Com músicas que casavam perfeitamente com o teatro, o duo Madrid trouxe o repertório do seu disco de estreia, com o mesmo nome do grupo, lançado este ano. Formada por Adriano Cintra (ex-CSS) e Marina Vello (ex-Bonde do Rolê), a dupla é intimista, quase silenciosa. Alternando nos vocais, os dois mantém o tom de voz baixo, quase sussurrado, até mesmo nos agradecimentos tímidos a cada música. Foi a primeira banda que conseguiu reunir um bom número de pessoas na frente do palco. De frente para os rostos curiosos, executaram ótimas canções como “Your Hand”, com Adriano no teclado, Vello alternando entre guitarra e voz, no fundo, e uma projeção com a sombra de um baterista ilustrando as batidas eletrônicas.
Anarquia sonora
A partir daí o festival engrenou em uma sequência que resume bem o que representou esse primeiro dia do Goiânia Noise, a reunião de gêneros musicais distintos, mas igualmente interessantes. Banda mais surpreendente do dia, a argentina Boom Boom Kid, que deveriam fechar o palco Esplanada às 21h, subiu ao Palácio da Música depois da 1h.

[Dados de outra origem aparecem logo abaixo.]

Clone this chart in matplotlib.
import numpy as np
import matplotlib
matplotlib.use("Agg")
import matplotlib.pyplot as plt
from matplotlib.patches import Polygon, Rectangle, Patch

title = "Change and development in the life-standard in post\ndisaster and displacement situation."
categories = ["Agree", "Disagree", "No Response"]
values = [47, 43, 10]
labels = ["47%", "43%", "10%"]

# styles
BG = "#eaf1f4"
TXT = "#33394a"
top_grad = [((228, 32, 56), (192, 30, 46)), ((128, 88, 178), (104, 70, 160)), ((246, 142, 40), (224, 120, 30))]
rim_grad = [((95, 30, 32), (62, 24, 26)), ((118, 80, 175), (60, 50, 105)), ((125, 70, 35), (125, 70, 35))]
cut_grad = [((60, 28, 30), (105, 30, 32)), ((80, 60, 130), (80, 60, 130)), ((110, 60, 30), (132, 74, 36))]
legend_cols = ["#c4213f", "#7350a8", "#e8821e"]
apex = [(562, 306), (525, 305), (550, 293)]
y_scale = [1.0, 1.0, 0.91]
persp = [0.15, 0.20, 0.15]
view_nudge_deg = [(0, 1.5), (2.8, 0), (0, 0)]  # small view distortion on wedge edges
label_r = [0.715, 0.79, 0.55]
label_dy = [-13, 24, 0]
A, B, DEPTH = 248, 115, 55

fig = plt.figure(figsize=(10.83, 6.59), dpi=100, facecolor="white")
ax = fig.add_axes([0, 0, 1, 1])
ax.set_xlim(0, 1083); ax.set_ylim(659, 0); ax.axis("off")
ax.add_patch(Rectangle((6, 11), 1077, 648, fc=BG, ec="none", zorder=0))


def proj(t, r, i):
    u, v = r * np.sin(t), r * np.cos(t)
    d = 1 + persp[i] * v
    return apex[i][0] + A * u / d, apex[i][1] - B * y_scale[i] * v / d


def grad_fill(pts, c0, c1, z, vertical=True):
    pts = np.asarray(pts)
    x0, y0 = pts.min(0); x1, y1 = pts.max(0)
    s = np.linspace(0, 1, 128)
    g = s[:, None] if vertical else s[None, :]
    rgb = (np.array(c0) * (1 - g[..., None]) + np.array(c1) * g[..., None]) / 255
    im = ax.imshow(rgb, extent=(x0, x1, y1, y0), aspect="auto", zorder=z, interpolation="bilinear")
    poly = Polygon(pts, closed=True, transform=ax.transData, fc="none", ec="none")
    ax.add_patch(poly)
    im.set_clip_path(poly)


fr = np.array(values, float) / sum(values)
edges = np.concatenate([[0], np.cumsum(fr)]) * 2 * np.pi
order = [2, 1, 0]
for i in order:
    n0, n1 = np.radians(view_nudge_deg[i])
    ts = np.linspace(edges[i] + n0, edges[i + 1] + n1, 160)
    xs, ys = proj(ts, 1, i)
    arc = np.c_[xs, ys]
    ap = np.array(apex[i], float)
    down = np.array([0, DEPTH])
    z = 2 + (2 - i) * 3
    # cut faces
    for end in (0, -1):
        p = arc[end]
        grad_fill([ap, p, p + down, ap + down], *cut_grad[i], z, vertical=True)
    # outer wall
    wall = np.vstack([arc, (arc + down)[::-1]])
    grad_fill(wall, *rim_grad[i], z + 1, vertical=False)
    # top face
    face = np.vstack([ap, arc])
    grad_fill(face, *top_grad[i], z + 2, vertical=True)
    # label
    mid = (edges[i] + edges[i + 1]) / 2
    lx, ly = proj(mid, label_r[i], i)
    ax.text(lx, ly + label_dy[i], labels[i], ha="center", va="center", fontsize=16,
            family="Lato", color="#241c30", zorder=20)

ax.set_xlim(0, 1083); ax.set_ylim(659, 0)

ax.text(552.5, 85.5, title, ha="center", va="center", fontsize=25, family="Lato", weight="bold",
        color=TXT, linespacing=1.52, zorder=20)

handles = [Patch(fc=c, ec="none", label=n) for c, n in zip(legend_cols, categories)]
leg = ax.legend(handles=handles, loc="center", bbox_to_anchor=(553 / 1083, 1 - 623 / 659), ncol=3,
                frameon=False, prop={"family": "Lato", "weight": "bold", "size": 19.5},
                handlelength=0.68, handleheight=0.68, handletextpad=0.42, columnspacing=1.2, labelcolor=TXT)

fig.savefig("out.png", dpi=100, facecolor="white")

Com som explosivo, variando do hardcore e indo até melodias mais calmas e trabalhadas, o grupo transformou o espaço com sua anarquia absoluta. Incentivado pelo vocalista Carlos Rodriguez, cerca de 20 rapazes subiram no palco e lá ficaram, empurrando-se, caindo, pulando, batendo palma, como se fosse um show na sala das suas casas. Ainda que com isso fosse impossível ver a banda, assistir a tudo foi uma experiência que mostrou o porquê da necessidade de festivais desse tipo. Longe de protocolos e mainstream, o Noise abre espaço para o improviso e para o inesperado, como a cena da algazarra dos marmanjos sobre o palco, agindo como crianças que descobrem o rock pela primeira vez.

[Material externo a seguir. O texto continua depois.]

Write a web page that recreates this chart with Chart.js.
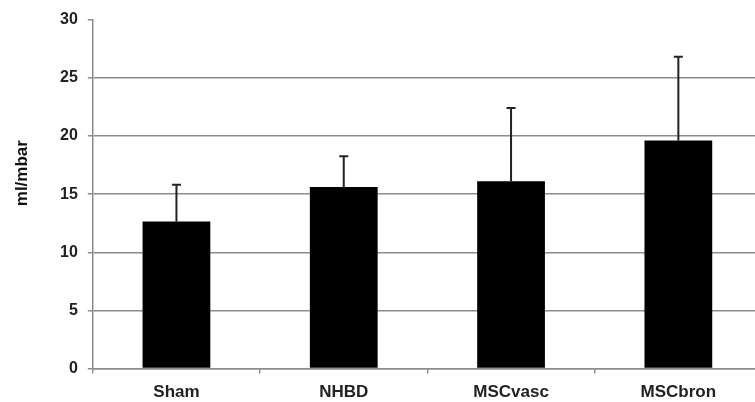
<!DOCTYPE html>
<html>
  <head>
    <title>ml/mbar</title>
    <script src="https://cdn.jsdelivr.net/npm/chart.js@4/dist/chart.umd.min.js"></script>
    <style>
    body{
    	margin: 0;
    	background-color: white;
    	overflow: hidden;
    }
    .container{
    	width: 755px;
    	height: 402px;
    	overflow: hidden;
    }
  	</style>
  </head>
  <body>

    <div class='container'>
      <canvas id="chart" width="764" height="402"></canvas>
    </div>

  <script type="text/javascript">

  var groups = ["Sham", "NHBD", "MSCvasc", "MSCbron"];
  var means = [12.65, 15.6, 16.1, 19.6];
  var errors = [3.15, 2.65, 6.3, 7.2];
  var yTicks = [0, 5, 10, 15, 20, 25, 30];
  var yTitle = 'ml/mbar';

  var gridGrey = '#8c8c8c';

  // upper error whiskers, placed through the y scale
  var errorBars = {
      id: 'errorBars',
      afterDatasetsDraw: function (chart) {
          var ctx = chart.ctx;
          var yScale = chart.scales.y;
          var bars = chart.getDatasetMeta(0).data;
          ctx.save();
          ctx.strokeStyle = '#222';
          ctx.lineWidth = 2;
          bars.forEach(function (bar, i) {
              var top = yScale.getPixelForValue(means[i] + errors[i]);
              ctx.beginPath();
              ctx.moveTo(bar.x, bar.y);
              ctx.lineTo(bar.x, top);
              ctx.moveTo(bar.x - 4.5, top);
              ctx.lineTo(bar.x + 4.5, top);
              ctx.stroke();
          });
          ctx.restore();
      }
  };

  // the axis title sits a bit above the middle of the plot
  var sideTitle = {
      id: 'sideTitle',
      afterDraw: function (chart) {
          var ctx = chart.ctx;
          var area = chart.chartArea;
          ctx.save();
          ctx.translate(22, area.top + area.height * 0.44);
          ctx.rotate(-Math.PI / 2);
          ctx.textAlign = 'center';
          ctx.textBaseline = 'middle';
          ctx.fillStyle = '#111';
          ctx.font = 'bold 17px "Liberation Sans"';
          ctx.fillText(yTitle, 0, 0);
          ctx.restore();
      }
  };

  new Chart(document.getElementById("chart"), {
      type: 'bar',
      data: {
          labels: groups,
          datasets: [{
              data: means,
              backgroundColor: '#000',
              borderWidth: 0,
              categoryPercentage: 1,
              barPercentage: 0.405
          }]
      },
      options: {
          responsive: false,
          animation: false,
          layout: { padding: { top: 13, right: 2, bottom: -10, left: 50 } },
          plugins: { legend: { display: false }, tooltip: { enabled: false } },
          scales: {
              x: {
                  grid: {
                      drawOnChartArea: false,
                      tickLength: 5,
                      color: gridGrey,
                      lineWidth: 1.5
                  },
                  border: { color: gridGrey, width: 1.5 },
                  ticks: {
                      color: '#222',
                      padding: 9,
                      font: { family: 'Liberation Sans', size: 17, weight: 'bold' }
                  }
              },
              y: {
                  min: 0,
                  max: 30,
                  afterBuildTicks: function (axis) {
                      axis.ticks = yTicks.map(function (v) { return { value: v }; });
                  },
                  grid: {
                      color: function (c) { return c.tick && c.tick.value === 30 ? 'rgba(0,0,0,0)' : gridGrey; },
                      tickColor: gridGrey,
                      lineWidth: 1.5,
                      tickLength: 5
                  },
                  border: { color: gridGrey, width: 1.5 },
                  ticks: {
                      color: '#222',
                      padding: 10,
                      font: { family: 'Liberation Sans', size: 16, weight: 'bold' }
                  }
              }
          }
      },
      plugins: [errorBars, sideTitle]
  });

  </script>
  </body>
</html>
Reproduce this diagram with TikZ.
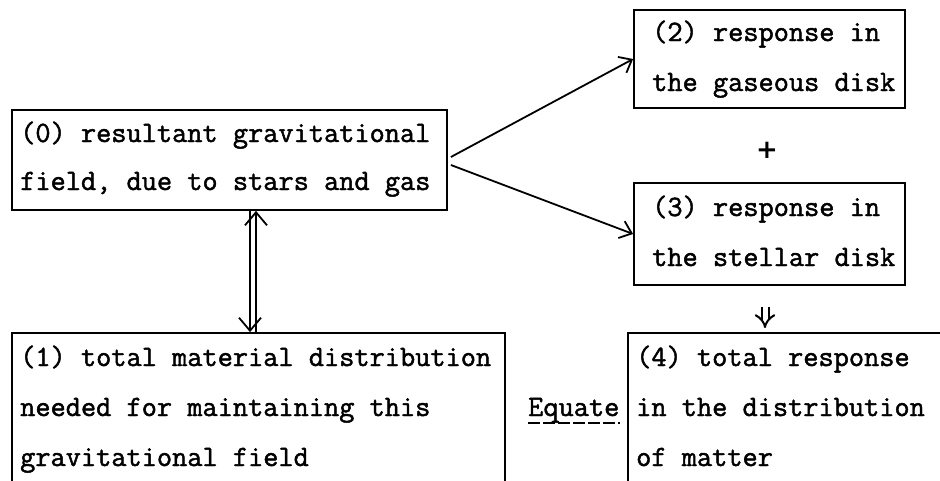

Antes do fechamento do dia, com o funk goiano cheio de groove da banda Chimpanzés de Gaveta, o pernambucano de Arcoverde Lirinha (foto) trouxe a normalidade – ou quase – de volta ao festival. Estreando em Goiânia com sua carreira solo, depois de inúmeras apresentações ao lado da sua antiga banda, Cordel do Fogo Encantado, o vocalista entregou o melhor de si, recitou seus versos com fôlego de garoto, suou e dançou como nunca. A formação do grupo que o acompanha criou duas paredes sonoras com dois bateristas e percussionistas e dois músicos nos teclados e sintetizadores, entre eles o ótimo Astronauta Pinguim. Com estes dois alicerces sonoros, o aniversariante Lirinha e o guitarrista Neilton, do Devotos, rabiscavam texturas psicodélicas e viajantes.

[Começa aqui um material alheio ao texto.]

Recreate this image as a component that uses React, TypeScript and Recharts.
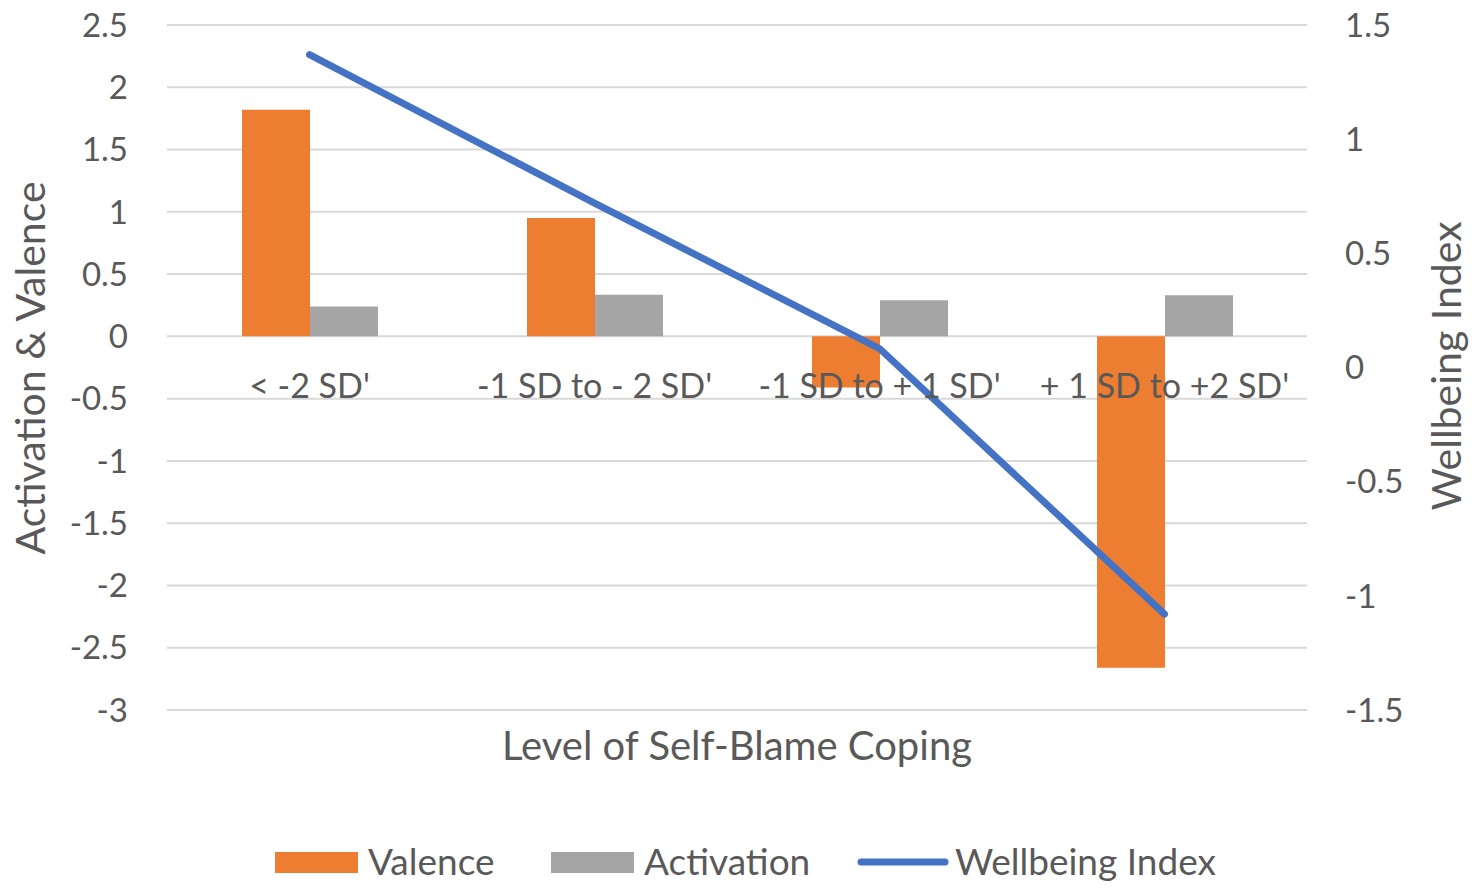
import React from "react";
import {
  ComposedChart,
  Bar,
  Line,
  XAxis,
  YAxis,
  CartesianGrid,
} from "recharts";

const categories = ["< -2 SD'", "-1 SD to - 2 SD'", "-1 SD to + 1 SD'", "+ 1 SD to +2 SD'"];
const valence = [1.82, 0.95, -0.41, -2.66];
const activation = [0.24, 0.335, 0.29, 0.33];
const wellbeing = [1.37, 0.72, 0.083, -1.08];

const leftTicks = [2.5, 2, 1.5, 1, 0.5, 0, -0.5, -1, -1.5, -2, -2.5, -3];
const rightTicks = [1.5, 1, 0.5, 0, -0.5, -1, -1.5];
const leftDomain: [number, number] = [-3, 2.5];
const rightDomain: [number, number] = [-1.5, 1.5];

const W = 1477;
const H = 894;
const TOP = 25;
const PLOT_H = 685;
const LEFT_W = 167;
const RIGHT_W = 170;

const FONT = "Lato, 'Open Sans', sans-serif";
const TEXT = "#595959";
const ORANGE = "#ED7D31";
const GRAY = "#A5A5A5";
const BLUE = "#4472C4";
const GRID = "#D9D9D9";

const data = categories.map((name, i) => ({
  name,
  valence: valence[i],
  activation: activation[i],
  wellbeing: wellbeing[i],
}));

// category labels sit just under the zero line, like Excel does
const zeroY = TOP + (PLOT_H * leftDomain[1]) / (leftDomain[1] - leftDomain[0]);

const CategoryTick = (props: any) => {
  const { x, payload } = props;
  return (
    <text
      x={x}
      y={zeroY + 62}
      textAnchor="middle"
      fill={TEXT}
      fontSize={34}
      fontFamily={FONT}
    >
      {payload.value}
    </text>
  );
};

const Overlay = () => (
  <svg
    width={W}
    height={H}
    style={{ position: "absolute", left: 0, top: 0, pointerEvents: "none" }}
    fontFamily={FONT}
  >
    <text
      x={0}
      y={0}
      transform={`translate(45, 368) rotate(-90)`}
      textAnchor="middle"
      fill={TEXT}
      fontSize={41}
    >
      Activation &amp; Valence
    </text>
    <text
      x={0}
      y={0}
      transform={`translate(1461, 366) rotate(-90)`}
      textAnchor="middle"
      fill={TEXT}
      fontSize={41}
    >
      Wellbeing Index
    </text>
    <text x={737} y={760} textAnchor="middle" fill={TEXT} fontSize={40}>
      Level of Self-Blame Coping
    </text>
    <g fontSize={37} fill={TEXT}>
      <rect x={275} y={852} width={83} height={21} fill={ORANGE} />
      <text x={368} y={875}>Valence</text>
      <rect x={551} y={852} width={83} height={21} fill={GRAY} />
      <text x={644} y={875}>Activation</text>
      <line x1={861} y1={862} x2={945} y2={862} stroke={BLUE} strokeWidth={7} strokeLinecap="round" />
      <text x={955} y={875}>Wellbeing Index</text>
    </g>
  </svg>
);

export default function App() {
  return (
    <div style={{ position: "absolute", left: 0, top: 0, width: W, height: H, background: "#fff" }}>
      <ComposedChart
        width={W}
        height={H}
        data={data}
        margin={{ top: TOP, right: 0, bottom: 0, left: 0 }}
        barGap={0}
      >
        <CartesianGrid yAxisId="left" vertical={false} stroke={GRID} strokeWidth={2} />
        <XAxis
          dataKey="name"
          height={H - TOP - PLOT_H}
          axisLine={false}
          tickLine={false}
          interval={0}
          tick={<CategoryTick />}
        />
        <YAxis
          yAxisId="left"
          orientation="left"
          width={LEFT_W}
          domain={leftDomain}
          ticks={leftTicks}
          interval={0}
          axisLine={false}
          tickLine={false}
          tickSize={0}
          tickMargin={39}
          tick={{ fill: TEXT, fontSize: 33, fontFamily: FONT }}
        />
        <YAxis
          yAxisId="right"
          orientation="right"
          width={RIGHT_W}
          domain={rightDomain}
          ticks={rightTicks}
          interval={0}
          axisLine={false}
          tickLine={false}
          tickSize={0}
          tickMargin={38}
          tick={{ fill: TEXT, fontSize: 33, fontFamily: FONT, textAnchor: "start" }}
        />
        <Bar yAxisId="left" dataKey="valence" fill={ORANGE} barSize={68} isAnimationActive={false} />
        <Bar yAxisId="left" dataKey="activation" fill={GRAY} barSize={68} isAnimationActive={false} />
        <Line
          yAxisId="right"
          type="linear"
          dataKey="wellbeing"
          stroke={BLUE}
          strokeWidth={7}
          strokeLinecap="round"
          dot={false}
          activeDot={false}
          isAnimationActive={false}
        />
      </ComposedChart>
      <Overlay />
    </div>
  );
}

O vocalista trouxe canções de Lira, seu primeiro álbum, lançado para download em dezembro de 2011, e duas faixas do seu antigo grupo, entre elas “Os Oim do Meu Amor”, que realmente levantou o público, até então mais contemplativo. Lirinha deixou a percussão forte para trás e descobriu um uma maneira de se expressar de forma mais pop e ainda mantendo a profundidade das suas letras. E, ainda que o primeiro dia não tenha tido o quórum esperado para o tamanho do espaço reservado para os shows, o Goiânia Noise garantiu pérolas de boa música e um interessante encontro de sonoridades diversas com um belo cenário de fundo.